Housing and the commute

You’re not just buying into a neighborhood, you’re buying into a commute, too. Here’s a look at the importance of a travel times — and costs — when shopping for a home.

By Marilyn Kennedy Melia CTW Features

I t takes a lot of time and money to find and buy a home. Ideally, you should then have the time and money to enjoy it, too.

That’s just why a majority — 73 percent — of buyers recently surveyed by the National Association of Realtors said commuting costs were a factor in deciding whether or not to purchase a particular home.

Another factor related to commuting, “walkability ” — meaning a home is within easy distance to stores and other amenities — also is becoming more valued by homeowners who don’t want to feel like their living in their car. “As households become more busy, having convenience close by is a big selling point,” says Stephen Votino, owner of Century 21 Triangle Group in Raleigh, N.C.

But not all buyers care about commuting enough to make it a priority.

“It is people with higher incomes who tend to commute longer to work,” notes Alan Pisarski, author of the “Commuting in America” series of reports. “I surmise that this is because although they can live pretty much anywhere, they choose other values rather than a short commute.” The “other values” include larger homes, highly rated schools, and attractive neighborhoods,” says Pisarski.

Housing policy makers would like buyers to consider commuting and walkability, however. For households near the median income level in an area, both housing costs and transportation eat up one-half of their budget, says Robert Hickey, a senior research associate for the National Housing Conference and co-author of the housingaffordability report “Losing Ground.”

Here, a closer look at the intersection of commuting and home purchases:

Mapping the miles

The NAR survey rings true to John Bolos, owner of Century 21 J. Bolos in Columbia, S.C., who says clients pull out their smartphone to map the distance from a particular property to their work.

Tom Hendershot, a Redfin agent in California’s Bay Area, recommends buyers “test their commute during their regular commuting hours.”

Most of Bolos’ clients don’t want to travel more than 15 minutes each way, he says, while Votino adds that “20 minutes or less is the most common request.”

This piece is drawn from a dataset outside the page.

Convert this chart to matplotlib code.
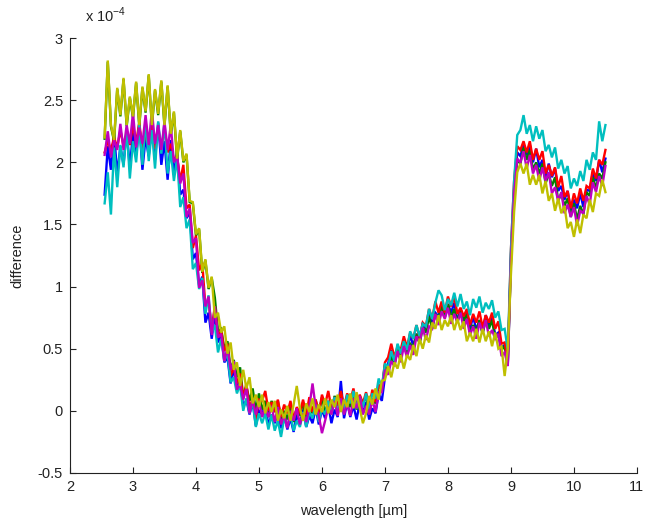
"""Difference spectra for six runs, drawn MATLAB-style (b, g, r, c, m, y)."""

import matplotlib

matplotlib.use("Agg")
import matplotlib.pyplot as plt
import numpy as np

# wavelength samples [um], 2.55 .. 10.50 in 0.05 steps
wavelength = np.round(np.arange(2.55, 10.5001, 0.05), 2)

# differences in units of 1e-4
diff_b = [
    1.74, 2.13, 1.94, 2.24, 1.90, 2.13, 1.98, 2.26, 1.95, 2.24,
    2.06, 2.32, 1.94, 2.20, 2.05, 2.32, 2.02, 2.32, 1.98, 2.17,
    1.86, 2.18, 1.90, 2.09, 1.74, 1.78, 1.55, 1.60, 1.22, 1.27,
    1.01, 1.08, 0.71, 0.79, 0.58, 0.79, 0.55, 0.63, 0.39, 0.43,
    0.22, 0.34, 0.18, 0.26, 0.03, 0.09, -0.03, 0.07, -0.12, 0.00,
    -0.03, 0.05, -0.12, -0.03, -0.10, -0.01, -0.14, -0.02, -0.15, -0.06,
    -0.17, -0.03, -0.10, 0.01, -0.13, -0.04, -0.10, 0.02, -0.11, 0.01,
    -0.06, 0.05, -0.10, 0.01, -0.05, 0.24, -0.06, 0.07, -0.05, 0.04,
    -0.07, 0.07, -0.02, 0.07, -0.07, 0.02, -0.02, 0.14, 0.08, 0.27,
    0.38, 0.49, 0.38, 0.49, 0.45, 0.57, 0.48, 0.61, 0.52, 0.62,
    0.55, 0.71, 0.66, 0.79, 0.69, 0.79, 0.76, 0.86, 0.76, 0.86,
    0.79, 0.87, 0.73, 0.80, 0.72, 0.79, 0.66, 0.76, 0.65, 0.73,
    0.63, 0.77, 0.69, 0.76, 0.61, 0.63, 0.51, 0.53, 0.38, 1.25,
    1.78, 2.08, 2.05, 2.14, 2.06, 2.14, 2.00, 2.11, 1.96, 2.02,
    1.88, 1.99, 1.88, 1.95, 1.77, 1.81, 1.70, 1.77, 1.61, 1.70,
    1.63, 1.75, 1.64, 1.78, 1.77, 1.92, 1.85, 2.02, 1.92, 2.03,
]
diff_g = [
    2.19, 2.81, 2.29, 2.17, 2.59, 2.37, 2.67, 2.29, 2.52, 2.36,
    2.64, 2.29, 2.60, 2.40, 2.70, 2.29, 2.58, 2.38, 2.65, 2.29,
    2.61, 2.22, 2.40, 2.02, 2.25, 2.00, 2.06, 1.68, 1.67, 1.41,
    1.46, 1.11, 1.21, 0.98, 1.07, 0.91, 0.64, 0.66, 0.50, 0.56,
    0.33, 0.41, 0.27, 0.35, 0.11, 0.20, 0.08, 0.18, 0.00, 0.14,
    0.01, 0.08, -0.05, 0.08, -0.01, 0.08, -0.07, 0.00, -0.07, 0.04,
    -0.09, 0.02, -0.04, 0.07, -0.08, 0.03, -0.02, 0.09, -0.03, 0.11,
    -0.02, 0.08, -0.03, 0.12, 0.04, 0.15, 0.01, 0.09, 0.03, 0.14,
    0.01, 0.12, 0.04, 0.13, -0.02, 0.09, 0.06, 0.21, 0.16, 0.37,
    0.34, 0.44, 0.36, 0.51, 0.45, 0.56, 0.45, 0.54, 0.51, 0.62,
    0.54, 0.67, 0.63, 0.76, 0.66, 0.78, 0.74, 0.85, 0.75, 0.86,
    0.75, 0.82, 0.71, 0.82, 0.72, 0.78, 0.63, 0.69, 0.64, 0.73,
    0.62, 0.73, 0.66, 0.73, 0.58, 0.62, 0.49, 0.52, 0.37, 1.20,
    1.72, 2.02, 1.99, 2.12, 2.02, 2.10, 1.94, 2.00, 1.91, 1.99,
    1.83, 1.91, 1.81, 1.88, 1.69, 1.75, 1.65, 1.71, 1.56, 1.67,
    1.54, 1.65, 1.58, 1.76, 1.73, 1.88, 1.79, 1.91, 1.87, 2.00,
]
diff_r = [
    2.08, 2.17, 2.10, 2.20, 2.12, 2.26, 2.13, 2.23, 2.14, 2.30,
    2.16, 2.32, 2.10, 2.22, 2.14, 2.30, 2.11, 2.26, 2.13, 2.26,
    2.08, 2.15, 2.02, 2.05, 1.85, 1.98, 1.63, 1.66, 1.31, 1.41,
    1.13, 1.19, 0.84, 0.88, 0.67, 0.84, 0.59, 0.65, 0.48, 0.54,
    0.28, 0.35, 0.22, 0.30, 0.10, 0.22, 0.02, 0.10, -0.07, 0.09,
    0.08, 0.16, 0.00, 0.07, -0.01, 0.09, -0.05, 0.05, -0.02, 0.08,
    -0.07, 0.03, -0.02, 0.09, -0.03, 0.11, -0.01, 0.09, -0.02, 0.13,
    0.05, 0.16, 0.02, 0.11, 0.04, 0.16, 0.03, 0.14, 0.08, 0.18,
    0.03, 0.13, 0.06, 0.15, 0.03, 0.17, 0.07, 0.21, 0.17, 0.39,
    0.43, 0.54, 0.43, 0.52, 0.49, 0.60, 0.51, 0.63, 0.58, 0.69,
    0.59, 0.71, 0.68, 0.82, 0.74, 0.88, 0.79, 0.88, 0.79, 0.92,
    0.84, 0.92, 0.78, 0.83, 0.76, 0.82, 0.69, 0.78, 0.71, 0.80,
    0.67, 0.77, 0.71, 0.79, 0.66, 0.72, 0.54, 0.55, 0.41, 1.30,
    1.85, 2.13, 2.10, 2.17, 2.08, 2.17, 2.02, 2.11, 2.02, 2.09,
    1.91, 1.98, 1.89, 1.96, 1.80, 1.89, 1.72, 1.77, 1.63, 1.75,
    1.67, 1.79, 1.69, 1.81, 1.79, 1.95, 1.87, 2.02, 1.98, 2.10,
]
diff_c = [
    1.67, 1.92, 1.58, 2.12, 1.80, 2.14, 1.96, 2.28, 1.87, 2.17,
    2.00, 2.30, 1.98, 2.34, 2.01, 2.26, 1.95, 2.33, 2.07, 2.33,
    1.91, 2.09, 1.85, 2.04, 1.64, 1.72, 1.47, 1.54, 1.14, 1.19,
    0.98, 1.07, 0.78, 0.93, 0.63, 0.69, 0.47, 0.58, 0.40, 0.47,
    0.23, 0.27, 0.14, 0.21, 0.00, 0.10, -0.02, 0.08, -0.13, -0.02,
    -0.10, -0.02, -0.15, -0.03, -0.16, -0.08, -0.21, -0.06, -0.13, -0.03,
    -0.16, -0.08, -0.13, -0.01, -0.13, -0.01, -0.06, 0.05, -0.09, 0.02,
    -0.03, 0.08, -0.03, 0.11, -0.02, 0.09, -0.02, 0.13, 0.06, 0.16,
    0.02, 0.11, 0.03, 0.14, 0.01, 0.14, 0.10, 0.26, 0.19, 0.38,
    0.35, 0.48, 0.40, 0.54, 0.46, 0.56, 0.49, 0.64, 0.58, 0.69,
    0.60, 0.70, 0.68, 0.82, 0.74, 0.87, 0.97, 0.93, 0.81, 0.90,
    0.85, 0.95, 0.84, 0.94, 0.82, 0.88, 0.77, 0.90, 0.83, 0.92,
    0.79, 0.87, 0.82, 0.89, 0.75, 0.80, 0.65, 0.66, 0.49, 1.30,
    1.85, 2.22, 2.26, 2.38, 2.23, 2.30, 2.17, 2.29, 2.19, 2.26,
    2.09, 2.14, 2.04, 2.12, 1.95, 2.02, 1.91, 1.97, 1.79, 1.87,
    1.81, 1.93, 1.85, 2.02, 1.94, 2.08, 2.02, 2.33, 2.17, 2.30,
]
diff_m = [
    2.06, 2.25, 2.04, 2.18, 2.10, 2.31, 2.10, 2.30, 2.15, 2.40,
    2.12, 2.28, 2.15, 2.38, 2.14, 2.42, 2.15, 2.30, 2.10, 2.33,
    2.10, 2.30, 2.00, 2.05, 1.83, 1.91, 1.56, 1.63, 1.35, 1.39,
    0.99, 1.05, 0.84, 0.92, 0.61, 0.84, 0.59, 0.62, 0.40, 0.51,
    0.33, 0.40, 0.17, 0.22, 0.09, 0.18, -0.02, 0.09, -0.03, 0.08,
    -0.05, 0.03, -0.05, 0.04, -0.09, 0.03, -0.11, -0.03, -0.14, 0.00,
    -0.08, 0.02, -0.11, -0.02, -0.09, 0.03, 0.22, 0.03, -0.04, -0.18,
    -0.08, 0.03, -0.03, 0.08, -0.04, 0.10, -0.03, 0.06, -0.04, 0.10,
    0.02, 0.12, -0.03, 0.04, -0.03, 0.09, -0.01, 0.15, 0.15, 0.33,
    0.29, 0.40, 0.36, 0.48, 0.39, 0.52, 0.43, 0.53, 0.45, 0.60,
    0.55, 0.67, 0.57, 0.68, 0.66, 0.78, 0.69, 0.80, 0.74, 0.83,
    0.70, 0.78, 0.71, 0.79, 0.66, 0.74, 0.61, 0.68, 0.58, 0.71,
    0.63, 0.73, 0.60, 0.65, 0.58, 0.62, 0.44, 0.47, 0.36, 1.20,
    1.75, 2.03, 2.00, 2.09, 1.95, 2.06, 1.91, 1.98, 1.85, 1.96,
    1.85, 1.92, 1.75, 1.80, 1.69, 1.76, 1.59, 1.66, 1.56, 1.64,
    1.49, 1.61, 1.59, 1.73, 1.66, 1.84, 1.76, 1.89, 1.81, 1.97,
]
diff_y = [
    2.20, 2.82, 2.30, 2.18, 2.60, 2.38, 2.68, 2.30, 2.53, 2.37,
    2.65, 2.30, 2.61, 2.41, 2.71, 2.30, 2.59, 2.39, 2.66, 2.30,
    2.62, 2.23, 2.41, 2.03, 2.26, 2.01, 2.07, 1.69, 1.68, 1.42,
    1.47, 1.12, 1.22, 0.99, 1.08, 0.75, 0.79, 0.63, 0.68, 0.46,
    0.55, 0.33, 0.39, 0.20, 0.33, 0.18, 0.27, 0.06, 0.13, 0.03,
    0.13, -0.02, 0.07, -0.01, 0.08, -0.08, 0.01, -0.06, 0.04, -0.08,
    0.05, 0.20, 0.02, -0.08, 0.06, -0.01, 0.10, -0.03, 0.05, -0.01,
    0.10, -0.02, 0.09, 0.03, 0.13, -0.01, 0.09, 0.03, 0.14, 0.02,
    0.15, 0.02, -0.10, -0.02, 0.12, 0.05, 0.18, 0.09, 0.24, 0.25,
    0.36, 0.27, 0.39, 0.34, 0.45, 0.34, 0.45, 0.41, 0.53, 0.44,
    0.58, 0.50, 0.61, 0.55, 0.71, 0.66, 0.77, 0.65, 0.73, 0.68,
    0.77, 0.65, 0.74, 0.65, 0.72, 0.56, 0.63, 0.56, 0.66, 0.55,
    0.66, 0.56, 0.64, 0.52, 0.63, 0.50, 0.52, 0.28, 0.50, 1.10,
    1.60, 1.92, 1.99, 1.91, 1.99, 1.82, 1.90, 1.82, 1.90, 1.75,
    1.85, 1.69, 1.75, 1.61, 1.71, 1.59, 1.65, 1.47, 1.52, 1.40,
    1.54, 1.43, 1.58, 1.55, 1.70, 1.60, 1.75, 1.73, 1.86, 1.76,
]

series = [diff_b, diff_g, diff_r, diff_c, diff_m, diff_y]
# MATLAB's default line colours, in plotting order
colors = [(0, 0, 1), (0, 0.5, 0), (1, 0, 0), (0, 0.75, 0.75), (0.75, 0, 0.75), (0.75, 0.75, 0)]

x_ticks = [2, 3, 4, 5, 6, 7, 8, 9, 10, 11]
y_ticks = [-0.5, 0, 0.5, 1, 1.5, 2, 2.5, 3]

plt.rcParams["font.family"] = ["Liberation Sans", "DejaVu Sans"]
plt.rcParams["axes.unicode_minus"] = False

FS = 10.5
INK = "#222222"

fig = plt.figure(figsize=(6.45, 5.22), dpi=100)
ax = fig.add_axes([0.1085, 0.094, 0.879, 0.833])

for vals, col in zip(series, colors):
    ax.plot(wavelength, vals, color=col, lw=1.7, solid_joinstyle="miter")

ax.set_xlim(2, 11)
ax.set_ylim(-0.5, 3)
ax.set_xticks(x_ticks)
ax.set_yticks(y_ticks)
ax.set_yticklabels([f"{v:g}" for v in y_ticks])

for side in ("top", "right"):
    ax.spines[side].set_visible(False)
for side in ("left", "bottom"):
    ax.spines[side].set_linewidth(0.8)
    ax.spines[side].set_color(INK)
ax.tick_params(direction="in", length=4, width=0.8, colors=INK,
               labelsize=FS, pad=5)

ax.set_xlabel("wavelength [\u00b5m]", fontsize=FS, color=INK, labelpad=7)
ax.set_ylabel("difference", fontsize=FS, color=INK, labelpad=10)

# exponent of the y axis, written above the axis like MATLAB does
ax.text(0.027, 1.03, "x 10$^{\\mathregular{-4}}$", transform=ax.transAxes,
        fontsize=FS, color=INK, ha="left", va="bottom")

fig.savefig("out.png", dpi=100)
plt.close(fig)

Any time a home is in a commuting sweet spot, it’s advisable to note the travel time from a business center, major highway or airport, for example in the home’s description for the Multiple Listing Service database and in any other marketing materials, says Bolos.

Counting the costs

Last year, the U.S. Dept. of Housing and Urban Development introduced the “Location Affordability Portal,” a website that lets users plug in data about their household, cars and travel patterns and get an estimate on how transportation costs will differ on different homes. “Many consumers make the mistake of thinking they can afford to live in a certain neighborhood or region just because they can afford the rent or mortgage payment. Housing affordability encompasses much more than that,” HUD Secretary Shaun Donovan said when announcing the LAP.

Lenders do not compute the cost of transportation in a mortgage application, notes Grace Currid of HomeBridge Financial Services in Iselin. However, it’s prudent for the borrower to do so. Further, appraisal reports on comparable properties should take factors like proximity to mass transit and other amenities into consideration, Currid adds.